Annual Edinburgh Turner exhibit brings winter cheer
EDINBURGH (Reuters Life!) - A vibrant display of watercolours by the British romantic landscape artist Joseph Turner opens in Edinburgh's National Gallery on January 1 in an annual exhibition reaching back more than 100 years.
Wealthy Victorian art collector Henry Vaughan left a carefully chosen selection of Turner's watercolours to the Scottish gallery -- and another selection to Dublin -- on his death in 1899, stipulating they should only be displayed publicly for a month every January to protect the delicate works from damage.
Vaughan's bequest to Scotland of 38 works came to Edinburgh in 1900 and the annual exhibition has built up a virtual cult following over the years.
"What we have here is a very good representative group that allows you to tell the story of much of Turner's career in a small compass," curator Christopher Baker told Reuters.

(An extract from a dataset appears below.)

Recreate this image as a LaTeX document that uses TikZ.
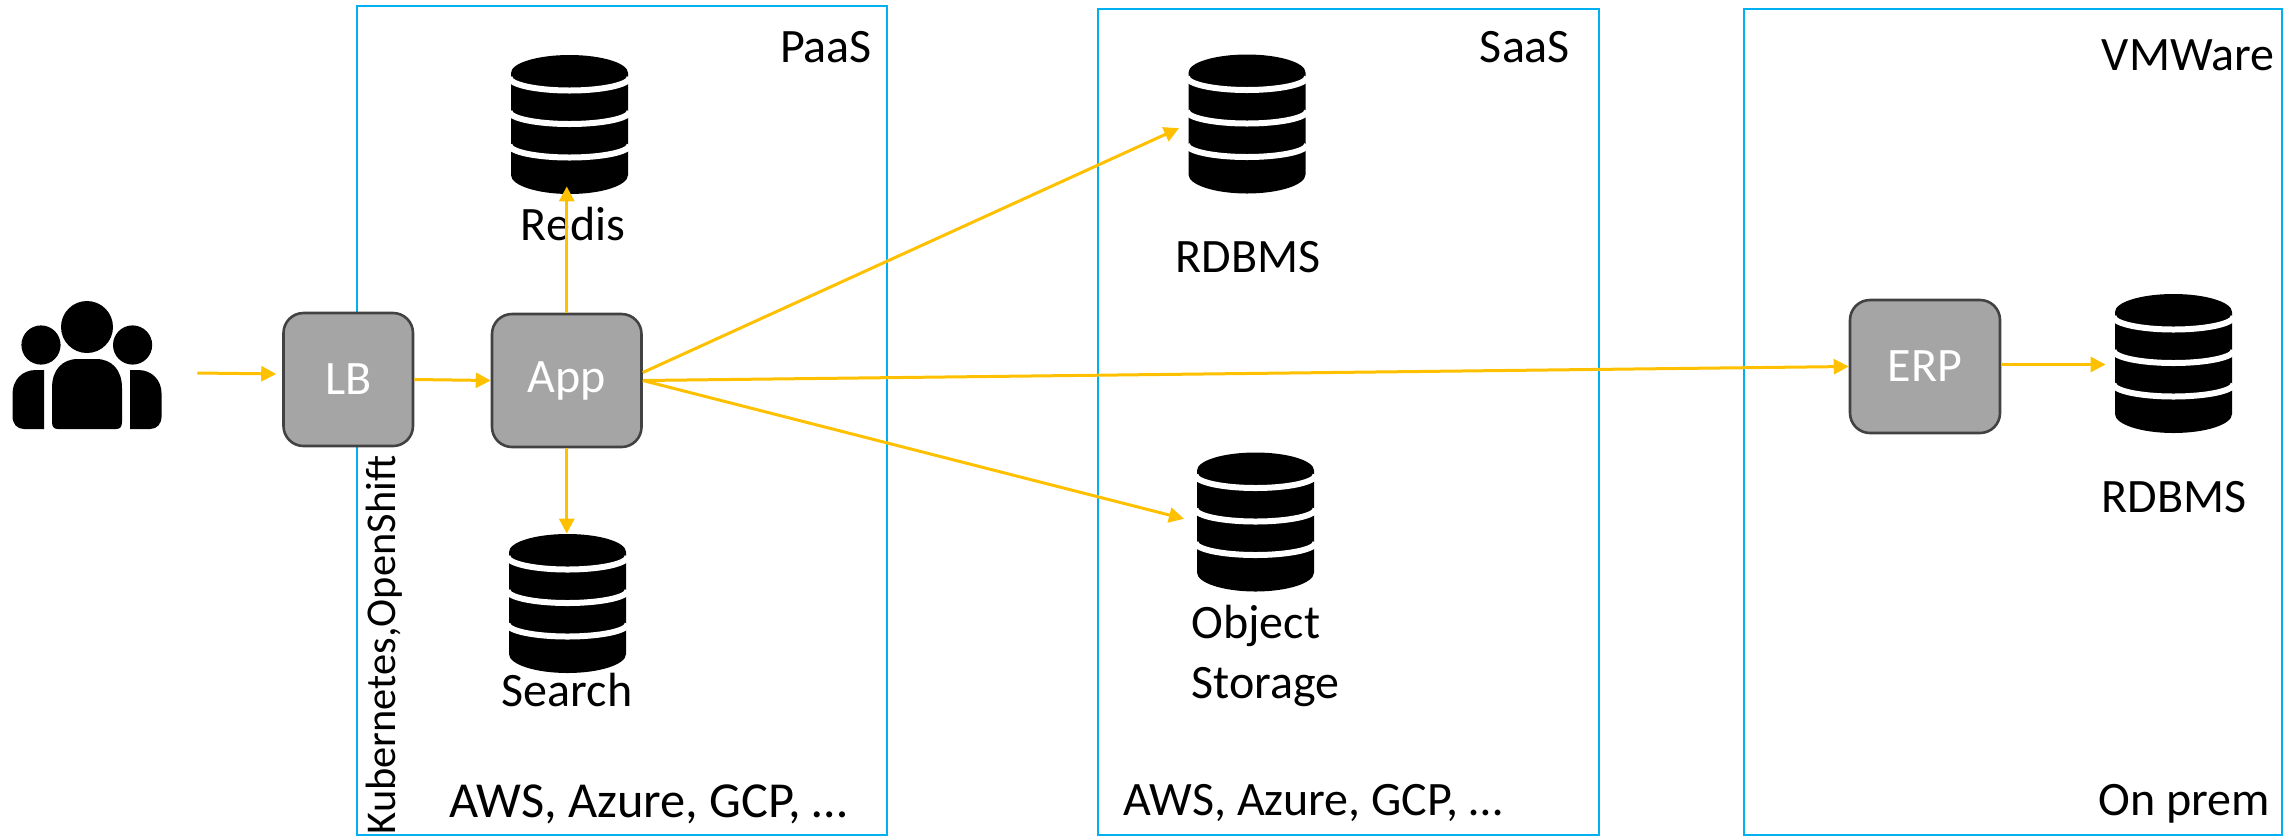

"Looking at 20 or 30 watercolours you get all the great stages in his life, from his early tentative works produced in London in the 1790s to the great works of his maturity from the 1840s as well. So it's a perfect introduction to Turner."
The Vaughan bequest to Scotland ranges from Turner's early topographical wash drawings to the colorful and atmospheric watercolor studies he made across Europe in the 1830s and 1840s.
The son of a barber in Covent Garden London, Turner was born in 1775 and produced his first signed and dated watercolours only 12 years later. He first exhibited a watercolor at the Royal Academy in London in 1790, and his first oil painting was shown there five years later.
He died in 1851, and has been described as "perhaps the most prolific and innovative of all British artists".
The Tate Gallery in London holds the bulk of the work he bequeathed to the British nation.
"He's very prolific, he's very varied, he's technically remarkably accomplished, and so lots of different people come to him and get different things from him. Everybody has his or her own Turner, in a way," Baker said.
"We get thousands of people who have come to see the paintings again each year. It's a perfect way of cheering you up at the beginning of the year -- the dark days of an Edinburgh winter."